MG – Clean Getaway

Stone, Nic. Clean Getaway. Crown Books for Children, 2020. 978-1-984-89297-3. $16.99. 240 p. Grades 6-8.

Nic Stone is typically a popular young adult writer (Dear Martin, Dear Justyce). Her debut in the middle school arena is the realistic, first-person narrative, Clean Getaway. William aka “Scoob” Lamar gets grounded when he shares a computer hack and plans to stay in his entire spring vacation. Until… his G’ma–grandmother–shows up in a RV she purchased with the profit from selling her house and asks him to accompany her on a road trip. Without telling his father, Will becomes G’ma’s wingman on this memorable ride retracing the route G’ma and his deceased grandfather Jimmy took from Georgia through the rest of the South during the segregated sixties. The pair follow the Green Book, a listing of acceptable accommodations for people of color. Will’s grandparents had the added burden of being a mixed race couple, against the law in many states at the time. Will experiences his African-American heritage firsthand, visiting important markers of the struggle for Civil Rights. At first, he is excited for the chance to share this adventure with his beloved grandmother, but then he notices G’ma’s strange behavior: she dines and dashes; switches license plates; steals jewelry. He discovers some things that make him suspect something else is afoot, but can’t quite connect the dots or even reach out to his father because G’ma keeps hiding or ditching their one cell phone. What keeps him going is the revealing conversations he has with his funny and candid G’ma. He realizes how much she loves her long incarcerated husband and suspects that his father may not be fair in his complete rejection of him. The pair’s joy ride comes to a halt when G’ma falls ill, but the experience prompts Will to question the absence of his own mother and the image of his grandfather and rejuvenates his relationship with his sometimes-distant father. Though not a difficult read lexile-wise, Clean Getaway does bring up serious issues of race, inequity, and discrimination. Nic Stone has proven she is a master storyteller for middle school students as well.

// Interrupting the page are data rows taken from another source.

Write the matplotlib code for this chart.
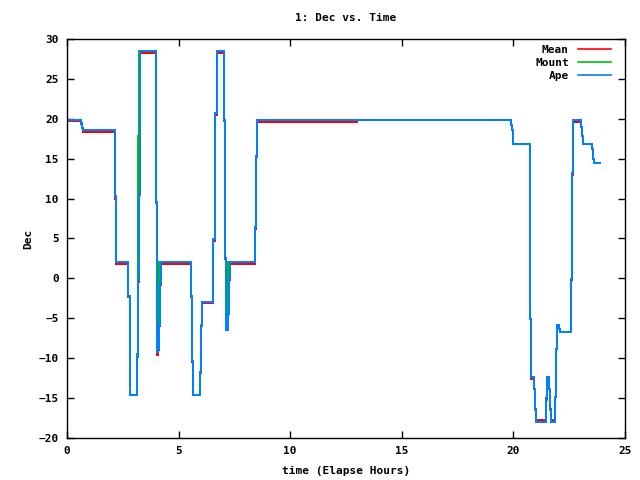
import matplotlib
matplotlib.use("Agg")
import matplotlib.pyplot as plt

# Ape (blue) - step data, hours vs dec
ape_t = [0.0, 0.63, 0.69, 0.73, 2.15, 2.21, 2.75, 2.81, 2.84, 3.15, 3.20, 3.23, 3.27, 3.29,
         4.00, 4.03, 4.06, 4.11, 4.15, 4.21, 5.56, 5.62, 5.66, 5.97, 6.02, 6.06, 6.56, 6.63,
         6.70, 7.05, 7.10, 7.14, 7.23, 7.26, 7.30, 8.41, 8.45, 8.50, 19.88, 19.93, 19.98,
         20.00, 20.73, 20.76, 20.80, 20.92, 20.96, 21.00, 21.47, 21.52, 21.61, 21.65, 21.70,
         21.86, 21.91, 21.97, 22.03, 22.09, 22.60, 22.64, 22.68, 23.04, 23.09, 23.13, 23.52,
         23.58, 23.63, 23.88]
ape_v = [19.9, 19.5, 18.9, 18.6, 10.3, 2.0, -2.2, -10.4, -14.6, -9.8, -0.2, 10.6, 22.6, 28.5,
         9.5, -9.2, -8.9, -5.8, -0.6, 2.0, -2.2, -10.4, -14.6, -11.7, -5.8, -2.9, 4.9, 20.7,
         28.5, 19.9, 2.6, -6.5, -4.4, 0.0, 2.0, 6.4, 15.4, 19.85, 19.2, 18.6, 17.3,
         16.8, 9.4, -5.1, -12.4, -13.8, -16.5, -18.0, -15.2, -12.4, -13.8, -16.5, -18.0,
         -14.8, -8.8, -5.8, -6.4, -6.7, -0.1, 13.2, 19.9, 19.0, 17.8, 16.8, 16.2,
         15.0, 14.4, 14.4]

# Mean (red)
mean_t = [0.0, 0.63, 0.69, 0.73, 2.15, 2.21, 2.75, 2.81, 2.84, 3.15, 3.20, 3.23, 3.27, 3.29,
          4.00, 4.03, 4.06, 4.11, 4.15, 4.21, 5.56, 5.62, 5.66, 5.97, 6.02, 6.06, 6.56, 6.63,
          6.70, 7.05, 7.10, 7.14, 7.23, 7.26, 7.30, 8.41, 8.45, 8.50, 13.0, 19.88, 19.93, 19.98,
          20.00, 20.73, 20.76, 20.80, 20.92, 20.96, 21.00, 21.47, 21.52, 21.61, 21.65, 21.70,
          21.86, 21.91, 21.97, 22.03, 22.09, 22.60, 22.64, 22.68, 23.04, 23.09, 23.13, 23.52,
          23.58, 23.63, 23.88]
mean_v = [19.7, 19.4, 18.8, 18.4, 10.0, 1.8, -2.3, -10.5, -14.6, -9.9, -0.4, 10.4, 22.4, 28.2,
          9.6, -9.6, -9.0, -6.0, -0.8, 1.8, -2.3, -10.5, -14.6, -11.8, -6.0, -3.1, 4.7, 20.5,
          28.2, 19.7, 2.4, -6.3, -4.5, -0.2, 1.8, 6.2, 15.2, 19.65, 19.85, 19.2, 18.6, 17.3,
          16.8, 9.4, -5.1, -12.6, -13.9, -16.4, -17.75, -15.0, -12.6, -13.9, -16.4, -17.75,
          -14.8, -8.8, -5.8, -6.4, -6.7, -0.2, 13.0, 19.65, 19.0, 17.8, 16.8, 16.2,
          15.0, 14.4, 14.4]

# Mount (green)
mount_t = [0.0, 0.63, 0.69, 0.73, 2.15, 2.21, 2.75, 2.81, 2.84, 3.13, 3.17, 3.24,
           4.00, 4.03, 4.07, 4.13, 5.56, 5.62, 5.66, 5.97, 6.02, 6.06, 6.56, 6.63,
           6.70, 7.05, 7.10, 7.14, 7.20, 7.21, 8.41, 8.45, 8.50, 19.88, 19.93, 19.98,
           20.00, 20.73, 20.76, 20.80, 20.92, 20.96, 21.00, 21.47, 21.52, 21.61, 21.65, 21.70,
           21.86, 21.91, 21.97, 22.03, 22.09, 22.60, 22.64, 22.68, 23.04, 23.09, 23.13, 23.52,
           23.58, 23.63, 23.88]
mount_v = [19.9, 19.5, 18.9, 18.6, 10.3, 2.0, -2.2, -10.4, -14.6, -9.5, 17.8, 28.5,
           9.5, -9.2, -6.5, 2.0, -2.2, -10.4, -14.6, -11.7, -5.8, -2.9, 4.9, 20.7,
           28.5, 19.9, 2.6, -6.5, -4.0, 2.0, 6.4, 15.4, 19.85, 19.2, 18.6, 17.3,
           16.8, 9.4, -5.1, -12.4, -13.8, -16.5, -18.0, -15.2, -12.4, -13.8, -16.5, -18.0,
           -14.8, -8.8, -5.8, -6.4, -6.7, -0.1, 13.2, 19.9, 19.0, 17.8, 16.8, 16.2,
           15.0, 14.4, 14.4]

xticks = [0, 5, 10, 15, 20, 25]
yticks = [-20, -15, -10, -5, 0, 5, 10, 15, 20, 25, 30]

plt.rcParams['font.family'] = 'DejaVu Sans Mono'
plt.rcParams['font.weight'] = 'bold'
plt.rcParams['font.size'] = 8

fig = plt.figure(figsize=(6.4, 4.8), dpi=100)
ax = fig.add_axes([67/640, 1-438/480, (625-67)/640, (438-39)/480])

ax.plot(mean_t, mean_v, drawstyle='steps-post', color='#ff0000', lw=1.2, antialiased=False, label='Mean')
ax.plot(mount_t, mount_v, drawstyle='steps-post', color='#00c000', lw=1.2, antialiased=False, label='Mount')
ax.plot(ape_t, ape_v, drawstyle='steps-post', color='#0080ff', lw=1.2, antialiased=False, label='Ape')

ax.set_xlim(0, 25)
ax.set_ylim(-20, 30)
ax.set_xticks(xticks)
ax.set_yticks(yticks)
ax.tick_params(direction='in', length=5, width=1, top=True, right=True, pad=6, labelsize=8)
for sp in ax.spines.values():
    sp.set_linewidth(1)

ax.set_title('1: Dec vs. Time', fontsize=8, fontweight='bold', pad=13)
ax.set_xlabel('time (Elapse Hours)', fontsize=8, fontweight='bold', labelpad=7)
ax.set_ylabel('Dec', fontsize=8, fontweight='bold', labelpad=4)

ax.legend(loc='upper right', bbox_to_anchor=(0.985, 1.0), frameon=False, markerfirst=False,
          handlelength=3.0, fontsize=8, labelspacing=0.3, borderaxespad=0.1, handletextpad=0.8)

fig.savefig('out.png', dpi=100)
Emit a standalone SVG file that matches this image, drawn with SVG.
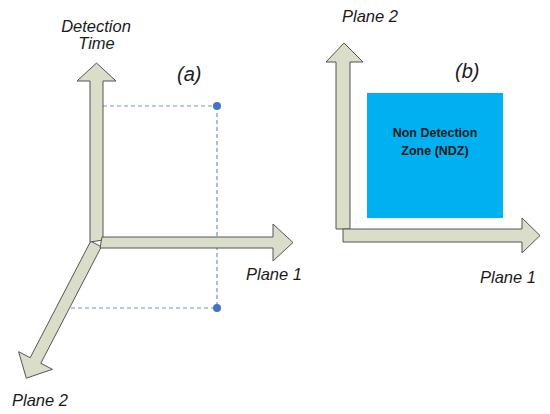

THOUGHTS: The intergenerational experience lends itself to history lessons of the Civil Rights era. The discrimination Will’s grandparents encountered in the sixties can be compared with the same displays of implicit bias Will and G’ma feel in their present-day travels. The reason for the grandfather’s imprisonment is also steeped in racial injustice and inequity. Will has little contact with his mother because she abandoned him as a baby–addiction is implied–but Will’s father is reluctant to have her re-enter twelve-year-old Will’s life just like he turned his back on Jimmy, his own father. This situation as well as the racism that necessitated the Green Book lays open talk about forgiving past wrongs, both personal and institutional. 

Realistic Fiction          Bernadette Cooke, School District of Philadelphia

Out of Darkness

darkness

Perez, Ashley Hope. Out of Darkness. Minneapolis, MN: Carolrhoda Lab, 2015. 9781467742023. 408p. $18.99. Grades 8 to 12.

“This is East Texas, and there’s lines. Lines you cross, lines you don’t cross. That clear?”

Naomi learns this rule quickly when she moves to East Texas in 1937 with her younger siblings to live with her step-father. With the recent death of her mother, Naomi struggles to find her place in her new family. She is Hispanic, but her stepfather and siblings are white. In a very segregated community, Naomi faces discrimination at every turn, in school, at the store, and even at church. She finds a friend, and eventually love, in Wash, a black teen who understands discrimination and racism all too well. Their secret relationship is found out in the explosive conclusion of the story.

The author based this book on the true events that happened at the New London School in 1937, in which almost 300 students died in a natural gas explosion. Although I found this book to be poignant and beautiful, it was also very difficult to read. There were points in the story that I had to skim past because they were so dark and ugly. Perez takes on difficult issues such as incest and rape, lynch mobs, miscarriage, and brutal racism. She does it in a way that makes the story very real and very emotional to read. I recommend this book for advanced readers, but with caution. This is a tough book to read and is was very emotional to the last page.